— START OF PROVIDED DATA —
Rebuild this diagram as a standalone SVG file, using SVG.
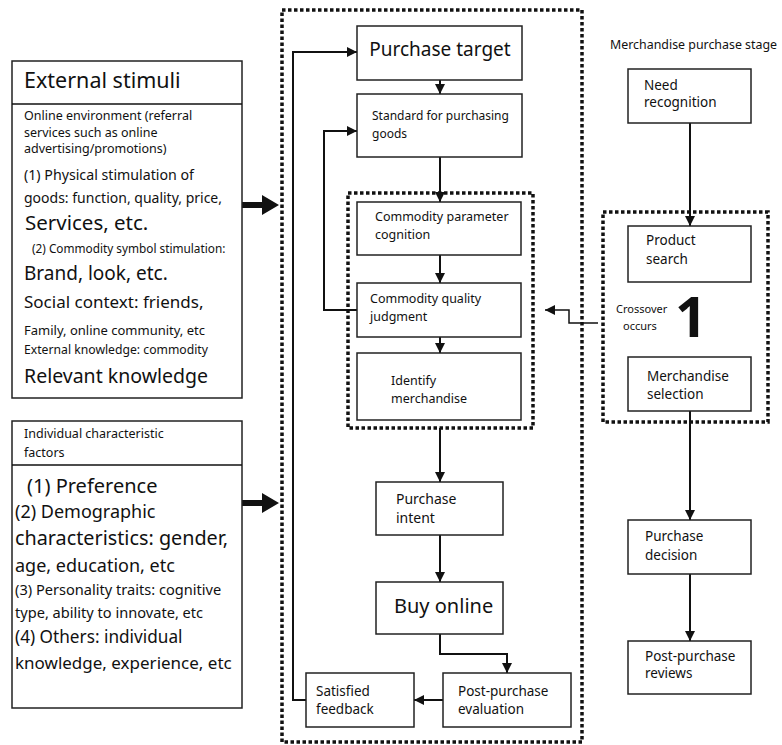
<svg xmlns="http://www.w3.org/2000/svg" width="782" height="745" viewBox="0 0 782 745">
<defs>
<marker id="ah" viewBox="0 0 10 10" refX="10" refY="5" markerWidth="10" markerHeight="10" markerUnits="userSpaceOnUse" orient="auto">
<path d="M0,0 L10,5 L0,10 z" fill="#111"/>
</marker>
</defs>
<style>
text{font-family:"Noto Sans","Open Sans","DejaVu Sans",sans-serif;fill:#111}
.box{fill:#fff;stroke:#222;stroke-width:1.5}
.dot{fill:none;stroke:#111;stroke-width:3.5;stroke-dasharray:3.5 2.5}
.ln{fill:none;stroke:#111;stroke-width:2}
.thin{fill:none;stroke:#111;stroke-width:1.5}
.s12{font-size:12.5px}
.s13{font-size:13.5px}
.s14{font-size:14px}
.big{font-size:20px}
</style>
<rect width="782" height="745" fill="#fff"/>

<!-- containers -->
<rect class="dot" x="282" y="10" width="300" height="732"/>
<rect class="dot" x="348" y="193" width="185" height="235"/>
<rect class="dot" x="603" y="212" width="165" height="210"/>

<g id="connectors">
<line class="ln" x1="440" y1="80" x2="440" y2="94" marker-end="url(#ah)"/>
<line class="ln" x1="440" y1="157" x2="440" y2="202" marker-end="url(#ah)"/>
<line class="ln" x1="440" y1="255" x2="440" y2="283" marker-end="url(#ah)"/>
<line class="ln" x1="440" y1="337" x2="440" y2="353" marker-end="url(#ah)"/>
<line class="ln" x1="440" y1="428" x2="440" y2="482" marker-end="url(#ah)"/>
<line class="ln" x1="440" y1="535" x2="440" y2="582" marker-end="url(#ah)"/>
<polyline class="ln" points="440,634 440,654 507,654 507,673" marker-end="url(#ah)"/>
<line class="ln" x1="443" y1="700" x2="414" y2="700" marker-end="url(#ah)"/>
<polyline class="ln" points="306,700 293,700 293,52 357,52" marker-end="url(#ah)"/>
<polyline class="ln" points="357,310 324,310 324,131 357,131" marker-end="url(#ah)"/>
<line class="ln" x1="690" y1="123" x2="690" y2="226" marker-end="url(#ah)"/>
<line class="ln" x1="690" y1="411" x2="690" y2="520" marker-end="url(#ah)"/>
<line class="ln" x1="690" y1="574" x2="690" y2="641" marker-end="url(#ah)"/>
<polyline class="thin" points="598,323 569,323 569,310 545,310" marker-end="url(#ah)"/>
<path d="M242,202 L262,202 L262,195 L279,205 L262,215 L262,208 L242,208 z" fill="#111"/>
<path d="M242,500 L262,500 L262,493 L279,503 L262,513 L262,506 L242,506 z" fill="#111"/>
</g>

<g id="external-stimuli">
<rect class="box" x="12" y="61" width="230" height="337"/>
<line class="thin" x1="12" y1="104" x2="242" y2="104"/>
<text x="24" y="88" style="font-size:21.5px">External stimuli</text>
<text x="24" y="120" class="s12">Online environment (referral</text>
<text x="24" y="137" class="s12">services such as online</text>
<text x="24" y="153" class="s12">advertising/promotions)</text>
<text x="24" y="180" style="font-size:14.2px">(1) Physical stimulation of</text>
<text x="24" y="203" style="font-size:14px">goods: function, quality, price,</text>
<text x="25" y="230" style="font-size:20.5px">Services, etc.</text>
<text x="32" y="253" style="font-size:11.8px">(2) Commodity symbol stimulation:</text>
<text x="24" y="280" style="font-size:19px">Brand, look, etc.</text>
<text x="24" y="308" style="font-size:17px">Social context: friends,</text>
<text x="24" y="335" style="font-size:13px">Family, online community, etc</text>
<text x="24" y="354" style="font-size:12.2px">External knowledge: commodity</text>
<text x="24" y="383" style="font-size:19.5px">Relevant knowledge</text>
</g>

<g id="individual-factors">
<rect class="box" x="12" y="421" width="230" height="287"/>
<line class="thin" x1="12" y1="465" x2="242" y2="465"/>
<text x="24" y="438" class="s12">Individual characteristic</text>
<text x="24" y="457" class="s12">factors</text>
<text x="27" y="493" style="font-size:20px">(1) Preference</text>
<text x="15" y="518" style="font-size:18px">(2) Demographic</text>
<text x="15" y="545" style="font-size:19.8px">characteristics: gender,</text>
<text x="15" y="572" style="font-size:18px">age, education, etc</text>
<text x="15" y="595" style="font-size:14.6px">(3) Personality traits: cognitive</text>
<text x="15" y="618" style="font-size:14.6px">type, ability to innovate, etc</text>
<text x="15" y="643" style="font-size:17.2px">(4) Others: individual</text>
<text x="15" y="669" style="font-size:17px">knowledge, experience, etc</text>
</g>

<g id="purchase-target">
<rect class="box" x="357" y="26" width="165" height="54"/>
<text x="440" y="56" style="font-size:19px" text-anchor="middle">Purchase target</text>
</g>
<g id="standard">
<rect class="box" x="357" y="94" width="165" height="63"/>
<text x="372" y="120" style="font-size:12px">Standard for purchasing</text>
<text x="372" y="138" style="font-size:12px">goods</text>
</g>
<g id="param-cognition">
<rect class="box" x="357" y="202" width="164" height="53"/>
<text x="375" y="221" class="s12">Commodity parameter</text>
<text x="375" y="239" class="s12">cognition</text>
</g>
<g id="quality-judgment">
<rect class="box" x="357" y="283" width="164" height="54"/>
<text x="370" y="303" class="s12">Commodity quality</text>
<text x="370" y="321" class="s12">judgment</text>
</g>
<g id="identify">
<rect class="box" x="357" y="353" width="164" height="67"/>
<text x="391" y="385" class="s12">Identify</text>
<text x="391" y="403" class="s12">merchandise</text>
</g>
<g id="purchase-intent">
<rect class="box" x="376" y="482" width="127" height="53"/>
<text x="396" y="504" class="s14">Purchase</text>
<text x="396" y="523" class="s14">intent</text>
</g>
<g id="buy-online">
<rect class="box" x="376" y="582" width="127" height="52"/>
<text x="394" y="613" class="big">Buy online</text>
</g>
<g id="post-eval">
<rect class="box" x="443" y="673" width="128" height="54"/>
<text x="458" y="696" class="s13">Post-purchase</text>
<text x="458" y="714" class="s13">evaluation</text>
</g>
<g id="satisfied">
<rect class="box" x="306" y="673" width="108" height="54"/>
<text x="316" y="696" class="s13">Satisfied</text>
<text x="316" y="714" class="s13">feedback</text>
</g>

<text x="610" y="49" style="font-size:12.4px">Merchandise purchase stage</text>
<g id="need">
<rect class="box" x="628" y="69" width="123" height="54"/>
<text x="644" y="90" class="s13">Need</text>
<text x="644" y="107" class="s13">recognition</text>
</g>
<g id="search">
<rect class="box" x="628" y="226" width="123" height="56"/>
<text x="646" y="245" class="s13">Product</text>
<text x="646" y="264" class="s13">search</text>
</g>
<g id="crossover">
<text x="616" y="313" style="font-size:11px">Crossover</text>
<text x="623" y="330" style="font-size:11px">occurs</text>
<text x="675" y="337" style="font-size:56px;font-weight:bold">1</text>
</g>
<g id="selection">
<rect class="box" x="628" y="357" width="123" height="54"/>
<text x="647" y="381" class="s13">Merchandise</text>
<text x="647" y="399" class="s13">selection</text>
</g>
<g id="decision">
<rect class="box" x="628" y="520" width="123" height="54"/>
<text x="645" y="541" class="s13">Purchase</text>
<text x="645" y="560" class="s13">decision</text>
</g>
<g id="reviews">
<rect class="box" x="628" y="641" width="123" height="53"/>
<text x="645" y="661" class="s13">Post-purchase</text>
<text x="645" y="678" class="s13">reviews</text>
</g>
</svg>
— END OF PROVIDED DATA —
__DESCRIPTION OF THE TASK__: Repeat the material above in full and exactly, apart from the pictures.

__TASK ANSWER__:
Rebuild this diagram as a standalone SVG file, using SVG.
<svg xmlns="http://www.w3.org/2000/svg" width="782" height="745" viewBox="0 0 782 745">
<defs>
<marker id="ah" viewBox="0 0 10 10" refX="10" refY="5" markerWidth="10" markerHeight="10" markerUnits="userSpaceOnUse" orient="auto">
<path d="M0,0 L10,5 L0,10 z" fill="#111"/>
</marker>
</defs>
<style>
text{font-family:"Noto Sans","Open Sans","DejaVu Sans",sans-serif;fill:#111}
.box{fill:#fff;stroke:#222;stroke-width:1.5}
.dot{fill:none;stroke:#111;stroke-width:3.5;stroke-dasharray:3.5 2.5}
.ln{fill:none;stroke:#111;stroke-width:2}
.thin{fill:none;stroke:#111;stroke-width:1.5}
.s12{font-size:12.5px}
.s13{font-size:13.5px}
.s14{font-size:14px}
.big{font-size:20px}
</style>
<rect width="782" height="745" fill="#fff"/>

<!-- containers -->
<rect class="dot" x="282" y="10" width="300" height="732"/>
<rect class="dot" x="348" y="193" width="185" height="235"/>
<rect class="dot" x="603" y="212" width="165" height="210"/>

<g id="connectors">
<line class="ln" x1="440" y1="80" x2="440" y2="94" marker-end="url(#ah)"/>
<line class="ln" x1="440" y1="157" x2="440" y2="202" marker-end="url(#ah)"/>
<line class="ln" x1="440" y1="255" x2="440" y2="283" marker-end="url(#ah)"/>
<line class="ln" x1="440" y1="337" x2="440" y2="353" marker-end="url(#ah)"/>
<line class="ln" x1="440" y1="428" x2="440" y2="482" marker-end="url(#ah)"/>
<line class="ln" x1="440" y1="535" x2="440" y2="582" marker-end="url(#ah)"/>
<polyline class="ln" points="440,634 440,654 507,654 507,673" marker-end="url(#ah)"/>
<line class="ln" x1="443" y1="700" x2="414" y2="700" marker-end="url(#ah)"/>
<polyline class="ln" points="306,700 293,700 293,52 357,52" marker-end="url(#ah)"/>
<polyline class="ln" points="357,310 324,310 324,131 357,131" marker-end="url(#ah)"/>
<line class="ln" x1="690" y1="123" x2="690" y2="226" marker-end="url(#ah)"/>
<line class="ln" x1="690" y1="411" x2="690" y2="520" marker-end="url(#ah)"/>
<line class="ln" x1="690" y1="574" x2="690" y2="641" marker-end="url(#ah)"/>
<polyline class="thin" points="598,323 569,323 569,310 545,310" marker-end="url(#ah)"/>
<path d="M242,202 L262,202 L262,195 L279,205 L262,215 L262,208 L242,208 z" fill="#111"/>
<path d="M242,500 L262,500 L262,493 L279,503 L262,513 L262,506 L242,506 z" fill="#111"/>
</g>

<g id="external-stimuli">
<rect class="box" x="12" y="61" width="230" height="337"/>
<line class="thin" x1="12" y1="104" x2="242" y2="104"/>
<text x="24" y="88" style="font-size:21.5px">External stimuli</text>
<text x="24" y="120" class="s12">Online environment (referral</text>
<text x="24" y="137" class="s12">services such as online</text>
<text x="24" y="153" class="s12">advertising/promotions)</text>
<text x="24" y="180" style="font-size:14.2px">(1) Physical stimulation of</text>
<text x="24" y="203" style="font-size:14px">goods: function, quality, price,</text>
<text x="25" y="230" style="font-size:20.5px">Services, etc.</text>
<text x="32" y="253" style="font-size:11.8px">(2) Commodity symbol stimulation:</text>
<text x="24" y="280" style="font-size:19px">Brand, look, etc.</text>
<text x="24" y="308" style="font-size:17px">Social context: friends,</text>
<text x="24" y="335" style="font-size:13px">Family, online community, etc</text>
<text x="24" y="354" style="font-size:12.2px">External knowledge: commodity</text>
<text x="24" y="383" style="font-size:19.5px">Relevant knowledge</text>
</g>

<g id="individual-factors">
<rect class="box" x="12" y="421" width="230" height="287"/>
<line class="thin" x1="12" y1="465" x2="242" y2="465"/>
<text x="24" y="438" class="s12">Individual characteristic</text>
<text x="24" y="457" class="s12">factors</text>
<text x="27" y="493" style="font-size:20px">(1) Preference</text>
<text x="15" y="518" style="font-size:18px">(2) Demographic</text>
<text x="15" y="545" style="font-size:19.8px">characteristics: gender,</text>
<text x="15" y="572" style="font-size:18px">age, education, etc</text>
<text x="15" y="595" style="font-size:14.6px">(3) Personality traits: cognitive</text>
<text x="15" y="618" style="font-size:14.6px">type, ability to innovate, etc</text>
<text x="15" y="643" style="font-size:17.2px">(4) Others: individual</text>
<text x="15" y="669" style="font-size:17px">knowledge, experience, etc</text>
</g>

<g id="purchase-target">
<rect class="box" x="357" y="26" width="165" height="54"/>
<text x="440" y="56" style="font-size:19px" text-anchor="middle">Purchase target</text>
</g>
<g id="standard">
<rect class="box" x="357" y="94" width="165" height="63"/>
<text x="372" y="120" style="font-size:12px">Standard for purchasing</text>
<text x="372" y="138" style="font-size:12px">goods</text>
</g>
<g id="param-cognition">
<rect class="box" x="357" y="202" width="164" height="53"/>
<text x="375" y="221" class="s12">Commodity parameter</text>
<text x="375" y="239" class="s12">cognition</text>
</g>
<g id="quality-judgment">
<rect class="box" x="357" y="283" width="164" height="54"/>
<text x="370" y="303" class="s12">Commodity quality</text>
<text x="370" y="321" class="s12">judgment</text>
</g>
<g id="identify">
<rect class="box" x="357" y="353" width="164" height="67"/>
<text x="391" y="385" class="s12">Identify</text>
<text x="391" y="403" class="s12">merchandise</text>
</g>
<g id="purchase-intent">
<rect class="box" x="376" y="482" width="127" height="53"/>
<text x="396" y="504" class="s14">Purchase</text>
<text x="396" y="523" class="s14">intent</text>
</g>
<g id="buy-online">
<rect class="box" x="376" y="582" width="127" height="52"/>
<text x="394" y="613" class="big">Buy online</text>
</g>
<g id="post-eval">
<rect class="box" x="443" y="673" width="128" height="54"/>
<text x="458" y="696" class="s13">Post-purchase</text>
<text x="458" y="714" class="s13">evaluation</text>
</g>
<g id="satisfied">
<rect class="box" x="306" y="673" width="108" height="54"/>
<text x="316" y="696" class="s13">Satisfied</text>
<text x="316" y="714" class="s13">feedback</text>
</g>

<text x="610" y="49" style="font-size:12.4px">Merchandise purchase stage</text>
<g id="need">
<rect class="box" x="628" y="69" width="123" height="54"/>
<text x="644" y="90" class="s13">Need</text>
<text x="644" y="107" class="s13">recognition</text>
</g>
<g id="search">
<rect class="box" x="628" y="226" width="123" height="56"/>
<text x="646" y="245" class="s13">Product</text>
<text x="646" y="264" class="s13">search</text>
</g>
<g id="crossover">
<text x="616" y="313" style="font-size:11px">Crossover</text>
<text x="623" y="330" style="font-size:11px">occurs</text>
<text x="675" y="337" style="font-size:56px;font-weight:bold">1</text>
</g>
<g id="selection">
<rect class="box" x="628" y="357" width="123" height="54"/>
<text x="647" y="381" class="s13">Merchandise</text>
<text x="647" y="399" class="s13">selection</text>
</g>
<g id="decision">
<rect class="box" x="628" y="520" width="123" height="54"/>
<text x="645" y="541" class="s13">Purchase</text>
<text x="645" y="560" class="s13">decision</text>
</g>
<g id="reviews">
<rect class="box" x="628" y="641" width="123" height="53"/>
<text x="645" y="661" class="s13">Post-purchase</text>
<text x="645" y="678" class="s13">reviews</text>
</g>
</svg>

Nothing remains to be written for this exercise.